How long, O LORD? Wilt thou forget me for ever?
How long wilt thou hide thy face from me?
How long must I bear pain in my soul,
and have sorrow in my heart all the day?
How long shall my enemy be exalted over me?
Psalm 13:1-2

Hostage

Bruce Willis, so adept at portraying heroic angst, is in top form in this bloody thriller that poses the question in its ads, “Would you sacrifice another family to save your own?” No one should be under the kind of pressure that Willis’ Jeff Talley undergoes. After botching a hostage crisis situation (a mother and young son are killed) earlier, Talley has left Los Angeles to head a small police force in a sleepy town far from the big city. However, we know that when he checks in to work, declaring that this is “Low Crime Monday,” we know that something bad is going to happen within the next minute or two.

It does when a trio of young punks follows a teenage girl who has just snubbed them. They break into her fortress-like house built around a mountaintop and proceed to rough up her father and young brother. The policewoman who comes in answer to the silent alarm is shot dead, and Talley is again up to his neck in crisis. He gladly turns over the operation to the county sheriff, but is forced to resume command when a mysterious army posing as federal agents kidnaps his own wife and daughter, threatening their lives if he does not cooperate. He is supposed to manage to enter the house and sneak out a computer disk that contains sensitive corporate financial transactions. It seems that the hostage father Walter Smith (Kevin Pollak) is the accountant handling the illegal laundering of huge sums of money for a shadowy organization. Thus Talley has two volatile gangs to deal with—the trio of thugs led by an unstable leader, and the sinister organization whose plans have been disrupted by the thugs.

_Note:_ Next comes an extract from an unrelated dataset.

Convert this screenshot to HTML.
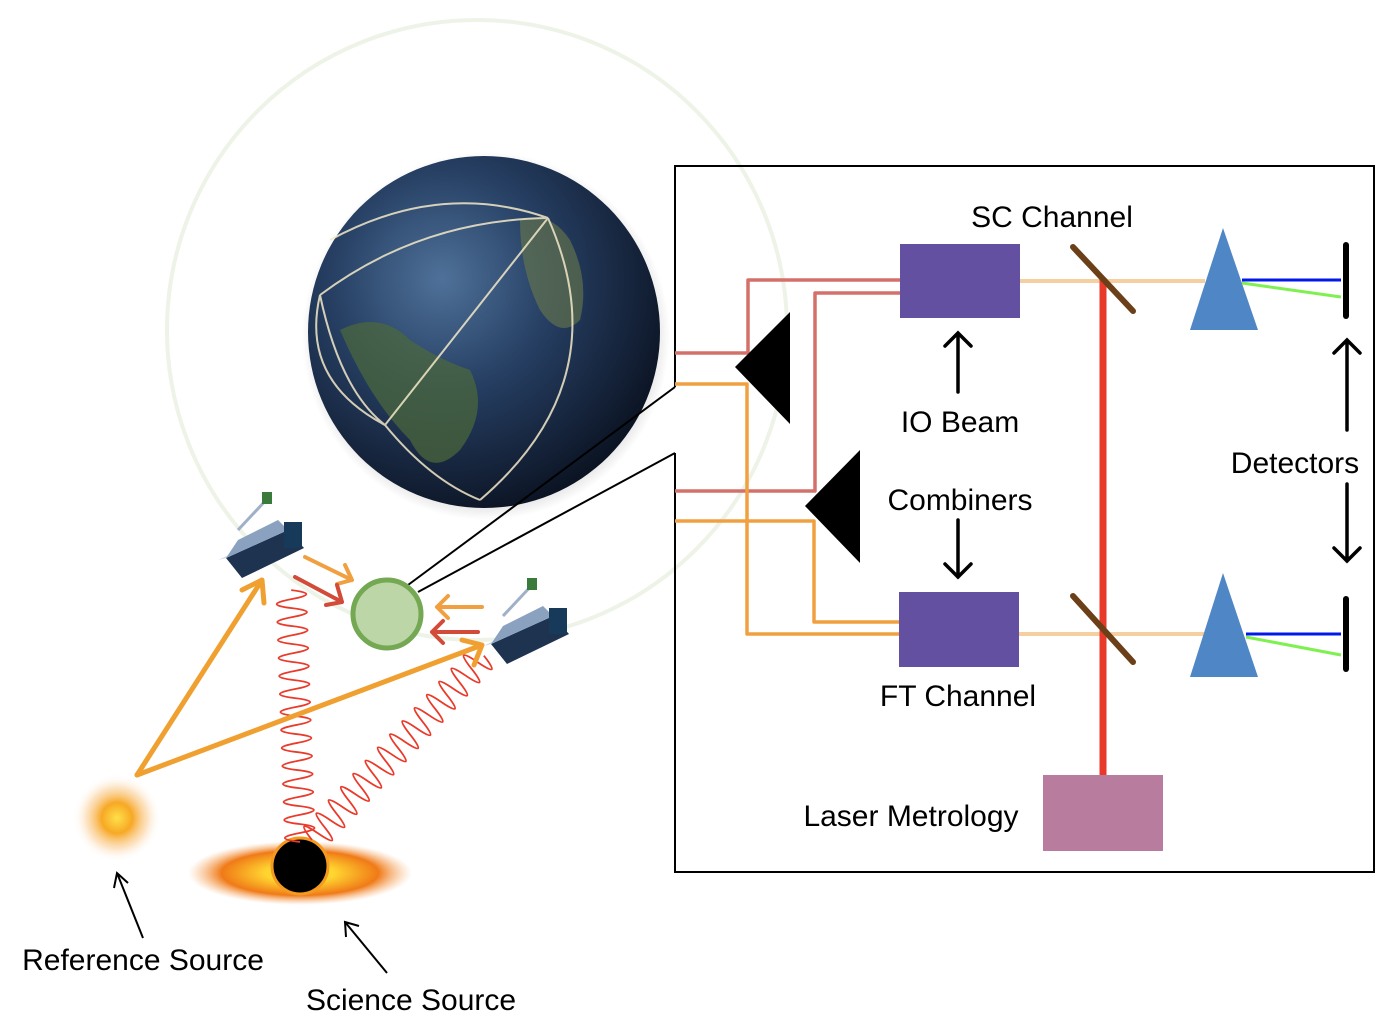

How Talley, aided by the young hostage Tommy Smith (Jimmy Bennett), who manages to cut his bonds and sneak into the elaborate duct system of the high-tech house, makes for exciting, very suspenseful viewing. I wish the denouement wasn’t so bloody, however. The boy is a very appealing character, and in the hands of different filmmakers, the film could have become a thrilling family film. Not in its present form, unless it is the Addams family.